(begin)

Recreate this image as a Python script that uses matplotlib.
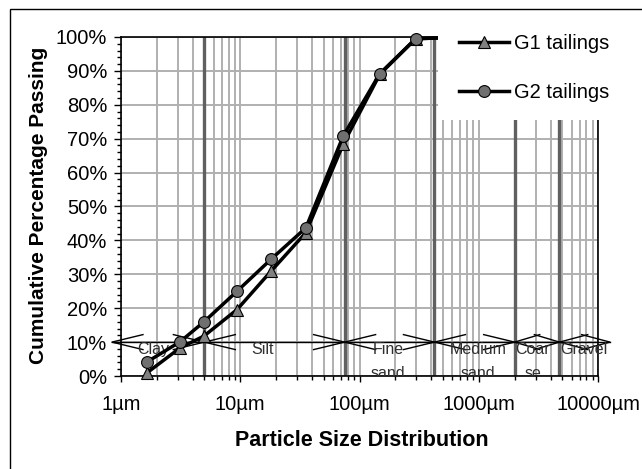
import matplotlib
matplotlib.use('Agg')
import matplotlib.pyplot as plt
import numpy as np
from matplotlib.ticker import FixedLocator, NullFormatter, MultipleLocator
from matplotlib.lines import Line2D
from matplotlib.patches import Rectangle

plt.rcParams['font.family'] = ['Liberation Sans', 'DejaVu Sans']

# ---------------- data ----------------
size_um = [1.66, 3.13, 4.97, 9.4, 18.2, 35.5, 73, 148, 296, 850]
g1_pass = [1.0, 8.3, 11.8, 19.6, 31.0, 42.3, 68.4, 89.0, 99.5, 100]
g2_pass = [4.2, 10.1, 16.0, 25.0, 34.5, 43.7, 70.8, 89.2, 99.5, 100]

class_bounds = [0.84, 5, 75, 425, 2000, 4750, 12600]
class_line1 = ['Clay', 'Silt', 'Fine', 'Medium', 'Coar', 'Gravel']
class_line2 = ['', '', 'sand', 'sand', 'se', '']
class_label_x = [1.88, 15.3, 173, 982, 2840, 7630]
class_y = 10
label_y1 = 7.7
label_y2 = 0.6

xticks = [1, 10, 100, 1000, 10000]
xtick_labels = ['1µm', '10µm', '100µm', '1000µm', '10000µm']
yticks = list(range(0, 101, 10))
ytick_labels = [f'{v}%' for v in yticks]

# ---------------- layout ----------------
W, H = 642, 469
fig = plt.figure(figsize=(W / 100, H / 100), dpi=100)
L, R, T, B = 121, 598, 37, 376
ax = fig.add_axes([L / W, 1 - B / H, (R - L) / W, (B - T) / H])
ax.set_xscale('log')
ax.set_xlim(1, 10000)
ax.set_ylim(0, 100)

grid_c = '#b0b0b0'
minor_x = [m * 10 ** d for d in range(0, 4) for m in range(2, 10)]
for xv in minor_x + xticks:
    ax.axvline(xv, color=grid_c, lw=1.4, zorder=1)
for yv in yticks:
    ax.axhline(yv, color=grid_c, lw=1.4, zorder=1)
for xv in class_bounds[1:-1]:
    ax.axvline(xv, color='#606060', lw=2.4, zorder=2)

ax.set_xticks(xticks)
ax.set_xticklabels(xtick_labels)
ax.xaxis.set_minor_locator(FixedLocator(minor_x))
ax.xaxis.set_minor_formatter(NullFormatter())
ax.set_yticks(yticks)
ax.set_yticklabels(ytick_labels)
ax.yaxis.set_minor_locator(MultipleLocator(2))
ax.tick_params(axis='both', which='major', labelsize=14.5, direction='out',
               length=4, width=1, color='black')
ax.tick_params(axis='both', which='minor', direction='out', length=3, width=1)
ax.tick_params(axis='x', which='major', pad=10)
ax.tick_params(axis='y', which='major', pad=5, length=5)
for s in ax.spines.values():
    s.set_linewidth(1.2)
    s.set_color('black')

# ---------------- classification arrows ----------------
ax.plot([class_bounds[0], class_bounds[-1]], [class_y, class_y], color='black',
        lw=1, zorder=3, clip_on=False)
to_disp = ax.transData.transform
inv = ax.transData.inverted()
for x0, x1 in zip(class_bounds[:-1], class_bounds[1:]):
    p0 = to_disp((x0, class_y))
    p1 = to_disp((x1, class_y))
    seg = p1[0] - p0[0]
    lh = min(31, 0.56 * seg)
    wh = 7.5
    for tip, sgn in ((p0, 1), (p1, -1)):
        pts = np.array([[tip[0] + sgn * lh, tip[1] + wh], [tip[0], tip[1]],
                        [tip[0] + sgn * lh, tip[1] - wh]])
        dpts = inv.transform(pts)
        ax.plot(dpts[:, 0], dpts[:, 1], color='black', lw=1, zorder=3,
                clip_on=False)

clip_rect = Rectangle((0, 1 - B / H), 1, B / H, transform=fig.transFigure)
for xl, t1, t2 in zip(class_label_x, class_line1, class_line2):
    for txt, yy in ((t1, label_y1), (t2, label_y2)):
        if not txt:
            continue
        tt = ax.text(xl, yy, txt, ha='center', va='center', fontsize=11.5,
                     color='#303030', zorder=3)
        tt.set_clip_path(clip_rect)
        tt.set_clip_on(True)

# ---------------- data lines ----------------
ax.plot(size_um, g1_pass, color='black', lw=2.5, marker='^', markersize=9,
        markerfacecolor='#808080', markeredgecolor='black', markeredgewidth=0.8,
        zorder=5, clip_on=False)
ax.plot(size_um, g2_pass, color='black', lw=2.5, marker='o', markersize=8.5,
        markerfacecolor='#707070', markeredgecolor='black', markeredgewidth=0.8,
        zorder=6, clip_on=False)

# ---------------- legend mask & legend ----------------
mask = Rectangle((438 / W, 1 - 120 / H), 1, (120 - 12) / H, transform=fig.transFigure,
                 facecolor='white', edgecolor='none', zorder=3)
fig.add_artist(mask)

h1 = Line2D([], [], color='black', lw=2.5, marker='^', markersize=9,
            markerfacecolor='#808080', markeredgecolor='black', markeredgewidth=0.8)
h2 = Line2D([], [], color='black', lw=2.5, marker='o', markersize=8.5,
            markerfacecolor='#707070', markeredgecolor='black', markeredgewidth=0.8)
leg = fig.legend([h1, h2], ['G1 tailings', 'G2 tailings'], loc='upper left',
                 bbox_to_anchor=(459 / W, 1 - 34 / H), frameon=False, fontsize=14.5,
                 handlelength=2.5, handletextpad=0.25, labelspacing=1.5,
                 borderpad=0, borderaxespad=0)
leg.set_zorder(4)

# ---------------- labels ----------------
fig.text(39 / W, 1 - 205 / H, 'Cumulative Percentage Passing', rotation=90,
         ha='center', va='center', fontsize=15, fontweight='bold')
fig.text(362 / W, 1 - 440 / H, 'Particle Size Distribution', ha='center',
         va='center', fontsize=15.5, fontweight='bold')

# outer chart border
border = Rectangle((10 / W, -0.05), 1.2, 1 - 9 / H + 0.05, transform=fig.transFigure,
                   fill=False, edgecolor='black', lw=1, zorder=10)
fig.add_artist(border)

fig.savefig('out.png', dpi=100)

(end)

## Description of the task
Repeat the listing verbatim. Skip the pictures.

## Answer below
Recreate this image as a Python script that uses matplotlib.
import matplotlib
matplotlib.use('Agg')
import matplotlib.pyplot as plt
import numpy as np
from matplotlib.ticker import FixedLocator, NullFormatter, MultipleLocator
from matplotlib.lines import Line2D
from matplotlib.patches import Rectangle

plt.rcParams['font.family'] = ['Liberation Sans', 'DejaVu Sans']

# ---------------- data ----------------
size_um = [1.66, 3.13, 4.97, 9.4, 18.2, 35.5, 73, 148, 296, 850]
g1_pass = [1.0, 8.3, 11.8, 19.6, 31.0, 42.3, 68.4, 89.0, 99.5, 100]
g2_pass = [4.2, 10.1, 16.0, 25.0, 34.5, 43.7, 70.8, 89.2, 99.5, 100]

class_bounds = [0.84, 5, 75, 425, 2000, 4750, 12600]
class_line1 = ['Clay', 'Silt', 'Fine', 'Medium', 'Coar', 'Gravel']
class_line2 = ['', '', 'sand', 'sand', 'se', '']
class_label_x = [1.88, 15.3, 173, 982, 2840, 7630]
class_y = 10
label_y1 = 7.7
label_y2 = 0.6

xticks = [1, 10, 100, 1000, 10000]
xtick_labels = ['1µm', '10µm', '100µm', '1000µm', '10000µm']
yticks = list(range(0, 101, 10))
ytick_labels = [f'{v}%' for v in yticks]

# ---------------- layout ----------------
W, H = 642, 469
fig = plt.figure(figsize=(W / 100, H / 100), dpi=100)
L, R, T, B = 121, 598, 37, 376
ax = fig.add_axes([L / W, 1 - B / H, (R - L) / W, (B - T) / H])
ax.set_xscale('log')
ax.set_xlim(1, 10000)
ax.set_ylim(0, 100)

grid_c = '#b0b0b0'
minor_x = [m * 10 ** d for d in range(0, 4) for m in range(2, 10)]
for xv in minor_x + xticks:
    ax.axvline(xv, color=grid_c, lw=1.4, zorder=1)
for yv in yticks:
    ax.axhline(yv, color=grid_c, lw=1.4, zorder=1)
for xv in class_bounds[1:-1]:
    ax.axvline(xv, color='#606060', lw=2.4, zorder=2)

ax.set_xticks(xticks)
ax.set_xticklabels(xtick_labels)
ax.xaxis.set_minor_locator(FixedLocator(minor_x))
ax.xaxis.set_minor_formatter(NullFormatter())
ax.set_yticks(yticks)
ax.set_yticklabels(ytick_labels)
ax.yaxis.set_minor_locator(MultipleLocator(2))
ax.tick_params(axis='both', which='major', labelsize=14.5, direction='out',
               length=4, width=1, color='black')
ax.tick_params(axis='both', which='minor', direction='out', length=3, width=1)
ax.tick_params(axis='x', which='major', pad=10)
ax.tick_params(axis='y', which='major', pad=5, length=5)
for s in ax.spines.values():
    s.set_linewidth(1.2)
    s.set_color('black')

# ---------------- classification arrows ----------------
ax.plot([class_bounds[0], class_bounds[-1]], [class_y, class_y], color='black',
        lw=1, zorder=3, clip_on=False)
to_disp = ax.transData.transform
inv = ax.transData.inverted()
for x0, x1 in zip(class_bounds[:-1], class_bounds[1:]):
    p0 = to_disp((x0, class_y))
    p1 = to_disp((x1, class_y))
    seg = p1[0] - p0[0]
    lh = min(31, 0.56 * seg)
    wh = 7.5
    for tip, sgn in ((p0, 1), (p1, -1)):
        pts = np.array([[tip[0] + sgn * lh, tip[1] + wh], [tip[0], tip[1]],
                        [tip[0] + sgn * lh, tip[1] - wh]])
        dpts = inv.transform(pts)
        ax.plot(dpts[:, 0], dpts[:, 1], color='black', lw=1, zorder=3,
                clip_on=False)

clip_rect = Rectangle((0, 1 - B / H), 1, B / H, transform=fig.transFigure)
for xl, t1, t2 in zip(class_label_x, class_line1, class_line2):
    for txt, yy in ((t1, label_y1), (t2, label_y2)):
        if not txt:
            continue
        tt = ax.text(xl, yy, txt, ha='center', va='center', fontsize=11.5,
                     color='#303030', zorder=3)
        tt.set_clip_path(clip_rect)
        tt.set_clip_on(True)

# ---------------- data lines ----------------
ax.plot(size_um, g1_pass, color='black', lw=2.5, marker='^', markersize=9,
        markerfacecolor='#808080', markeredgecolor='black', markeredgewidth=0.8,
        zorder=5, clip_on=False)
ax.plot(size_um, g2_pass, color='black', lw=2.5, marker='o', markersize=8.5,
        markerfacecolor='#707070', markeredgecolor='black', markeredgewidth=0.8,
        zorder=6, clip_on=False)

# ---------------- legend mask & legend ----------------
mask = Rectangle((438 / W, 1 - 120 / H), 1, (120 - 12) / H, transform=fig.transFigure,
                 facecolor='white', edgecolor='none', zorder=3)
fig.add_artist(mask)

h1 = Line2D([], [], color='black', lw=2.5, marker='^', markersize=9,
            markerfacecolor='#808080', markeredgecolor='black', markeredgewidth=0.8)
h2 = Line2D([], [], color='black', lw=2.5, marker='o', markersize=8.5,
            markerfacecolor='#707070', markeredgecolor='black', markeredgewidth=0.8)
leg = fig.legend([h1, h2], ['G1 tailings', 'G2 tailings'], loc='upper left',
                 bbox_to_anchor=(459 / W, 1 - 34 / H), frameon=False, fontsize=14.5,
                 handlelength=2.5, handletextpad=0.25, labelspacing=1.5,
                 borderpad=0, borderaxespad=0)
leg.set_zorder(4)

# ---------------- labels ----------------
fig.text(39 / W, 1 - 205 / H, 'Cumulative Percentage Passing', rotation=90,
         ha='center', va='center', fontsize=15, fontweight='bold')
fig.text(362 / W, 1 - 440 / H, 'Particle Size Distribution', ha='center',
         va='center', fontsize=15.5, fontweight='bold')

# outer chart border
border = Rectangle((10 / W, -0.05), 1.2, 1 - 9 / H + 0.05, transform=fig.transFigure,
                   fill=False, edgecolor='black', lw=1, zorder=10)
fig.add_artist(border)

fig.savefig('out.png', dpi=100)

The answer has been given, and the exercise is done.